வெள்ளி Aug 9 2019 15:54
2 நிமி
The UK economy contracted by 0.2% in the second quarter of the year, its worst performance since 2012.
Figures from the Office for National Statistics showed the surprise contraction, which was significantly lower than the flatline economists expected. It also follows strong growth of 1.8% seen in Q1.
“PMI data had indicated we were set for a contraction, albeit not so severe,” explained Neil Wilson, Chief Markets Analyst at MARKETS.COM.
Much of the growth in the first quarter was attributed to panic buying and stockpiling before the original March Brexit deadline. Indeed, Head of GDP Rob Kent-Smith, also blamed the 2.3% drop in Manufacturing output in the Brexit delay. The initial strong start to the year included production brought forward ahead of the UK’s departure from the EU.
The services sector was the only positive contributor to GDP growth in the quarter to June 2019 – but only just at 0.1%. This marks the weakest quarterly growth in this sector since Q2 2016.
Output from the production and construction sectors also contracted at -1.4% and -1.3% respectively.

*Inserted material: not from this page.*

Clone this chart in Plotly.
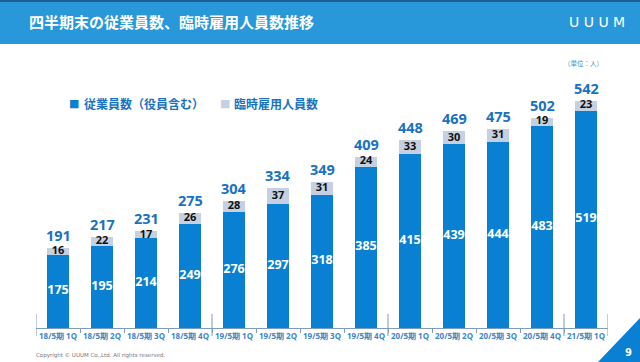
import plotly.graph_objects as go

categories = ["18/5期 1Q", "18/5期 2Q", "18/5期 3Q", "18/5期 4Q",
              "19/5期 1Q", "19/5期 2Q", "19/5期 3Q", "19/5期 4Q",
              "20/5期 1Q", "20/5期 2Q", "20/5期 3Q", "20/5期 4Q",
              "21/5期 1Q"]
employees = [175, 195, 214, 249, 276, 297, 318, 385, 415, 439, 444, 483, 519]
temporary = [16, 22, 17, 26, 28, 37, 31, 24, 33, 30, 31, 19, 23]
totals = [191, 217, 231, 275, 304, 334, 349, 409, 448, 469, 475, 502, 542]
year_boundaries = [-0.5, 3.5, 7.5, 11.5, 12.5]
series_names = ["従業員数（役員含む）", "臨時雇用人員数"]

BLUE = "#0a80d2"
GRAY = "#c5d0e2"
TXTBLUE = "#1a72bf"
NUMFONT = "Open Sans"
JPFONT = "Noto Sans CJK JP"

W, H = 640, 362
idx = list(range(len(categories)))

fig = go.Figure()
fig.add_trace(go.Bar(x=idx, y=employees, name=series_names[0], showlegend=False,
                     marker=dict(color=BLUE, line=dict(width=0)), width=0.5,
                     hoverinfo="skip"))
fig.add_trace(go.Bar(x=idx, y=temporary, name=series_names[1], showlegend=False,
                     marker=dict(color=GRAY, line=dict(width=0)), width=0.5,
                     hoverinfo="skip"))
# value labels
fig.add_trace(go.Scatter(x=idx, y=[e / 2 for e in employees], mode="text",
                         text=[str(e) for e in employees], showlegend=False,
                         textfont=dict(family=NUMFONT, size=12.5, color="white", weight="bold"),
                         cliponaxis=False, hoverinfo="skip"))
fig.add_trace(go.Scatter(x=idx, y=[e + t / 2 for e, t in zip(employees, temporary)], mode="text",
                         text=[str(t) for t in temporary], showlegend=False,
                         textfont=dict(family=NUMFONT, size=11, color="#111111", weight="bold"),
                         cliponaxis=False, hoverinfo="skip"))

y_bottom = (H - 328) / H
y_top = (H - 76.6) / H

shapes = [
    dict(type="rect", xref="paper", yref="paper", x0=0, x1=1, y0=1 - 44 / H, y1=1,
         fillcolor="#2898da", line=dict(width=0), layer="below"),
    dict(type="rect", xref="paper", yref="paper", x0=0, x1=1, y0=1 - 2 / H, y1=1,
         fillcolor="#1d5f95", line=dict(width=0), layer="below"),
    dict(type="path", xref="paper", yref="paper",
         path=f"M {598 / W} 0 L 1 {(H - 318) / H} L 1 0 Z",
         fillcolor="#0a80d2", line=dict(width=0)),
]
for b in year_boundaries:
    shapes.append(dict(type="line", xref="x", yref="paper", x0=b, x1=b,
                       y0=(H - 336) / H, y1=(H - 314) / H,
                       line=dict(color="#7e9cbc", width=1)))

def ann(text, x, y, size, color, family=JPFONT, anchor="left", bold=False):
    return dict(text=text, xref="paper", yref="paper", x=x / W, y=1 - y / H,
                xanchor=anchor, yanchor="middle", showarrow=False,
                font=dict(family=family, size=size, color=color,
                          weight="bold" if bold else "normal"))

annotations = [
    ann("四半期末の従業員数、臨時雇用人員数推移", 27, 22, 15, "white", bold=True),
    ann("U U U M", 597, 22, 14, "white", family="DejaVu Sans", anchor="center"),
    ann("（単位：人）", 583, 63, 6.5, "#4a8ac4", anchor="center"),
    ann("Copyright © UUUM Co.,Ltd. All rights reserved.", 34, 355, 5.5, "#777777",
        family="DejaVu Sans"),
    ann("9", 628, 352, 10, "white", family="DejaVu Sans", anchor="center", bold=True),
    # legend
    ann("■", 73.5, 103, 11, BLUE, family="DejaVu Sans", anchor="center"),
    ann(series_names[0], 82, 103, 12, TXTBLUE, bold=True),
    ann("■", 225, 103, 11, GRAY, family="DejaVu Sans", anchor="center"),
    ann(series_names[1], 232, 103, 12, TXTBLUE, bold=True),
]
# total labels above the stacked bars
for i, t in zip(idx, totals):
    annotations.append(dict(text=str(t), xref="x", yref="y", x=i, y=t,
                            xanchor="center", yanchor="bottom", yshift=1,
                            showarrow=False,
                            font=dict(family=NUMFONT, size=14.5, color=TXTBLUE, weight="bold")))

fig.update_layout(
    width=W, height=H, barmode="stack",
    margin=dict(l=0, r=0, t=0, b=0),
    paper_bgcolor="white", plot_bgcolor="white",
    showlegend=False,
    xaxis=dict(domain=[36 / W, 608 / W], range=[-0.5, 12.5],
               tickvals=idx, ticktext=categories,
               tickfont=dict(family=NUMFONT, size=8, color="#3a86c8", weight="bold"),
               showline=True, linecolor="#7e9cbc", linewidth=1,
               ticks="", showgrid=False, zeroline=False, fixedrange=True),
    yaxis=dict(domain=[y_bottom, y_top], range=[0, 600], visible=False,
               showgrid=False, zeroline=False),
    shapes=shapes, annotations=annotations,
    font=dict(family=JPFONT),
)

# minor ticks between categories
fig.update_xaxes(minor=dict(tickvals=[i + 0.5 for i in idx[:-1]], ticks="outside",
                            ticklen=4, tickcolor="#7e9cbc", tickwidth=1))

fig.write_html("out.html", config={"displayModeBar": False},
               post_script="document.body.style.margin='0';document.body.style.overflow='hidden';")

Cable dropped sharply on the news, before recovering slightly. Having fallen below 1.2090, GBPUSD was last recovering above 1.21 but remains under pressure and a good 30 pips away from its highs of the day. Having breached yesterday’s lows we may see further testing of the downside.
“Clearly the unwind of stockpiling carried out in Q1 ahead of the aborted March 31st Brexit deadline has had an impact. Also, we can point to plenty of data around the world that shows we are in the middle of a broad global slowdown,” Wilson said.
“But you do have to admit that the pervasive uncertainty around Brexit is acting as a brake on the economy.”
Rolling three-month growth was negative 0.2% in the three months to June 2019, the first time since Q4 2012. This continued a steady decline in three-month growth since the start of the year.
So, was there anything positive in the latest GDP figures?
“Well, a lot of the decline seems to be down to the fall in car making as companies brought forward usual summer shutdowns of factories. The sharp fall in manufacturing output was led by a 5.2% decline transport equipment, which the ONS says largely reflected the partial closures of various car manufacturing plants. This may be partially recovered in the second half, while we may see further stockpiling ahead of the October 31st deadline that leads to a boost to Q3 numbers,” said Wilson.
However, he added, “but on the whole the figures make for worrying reading”.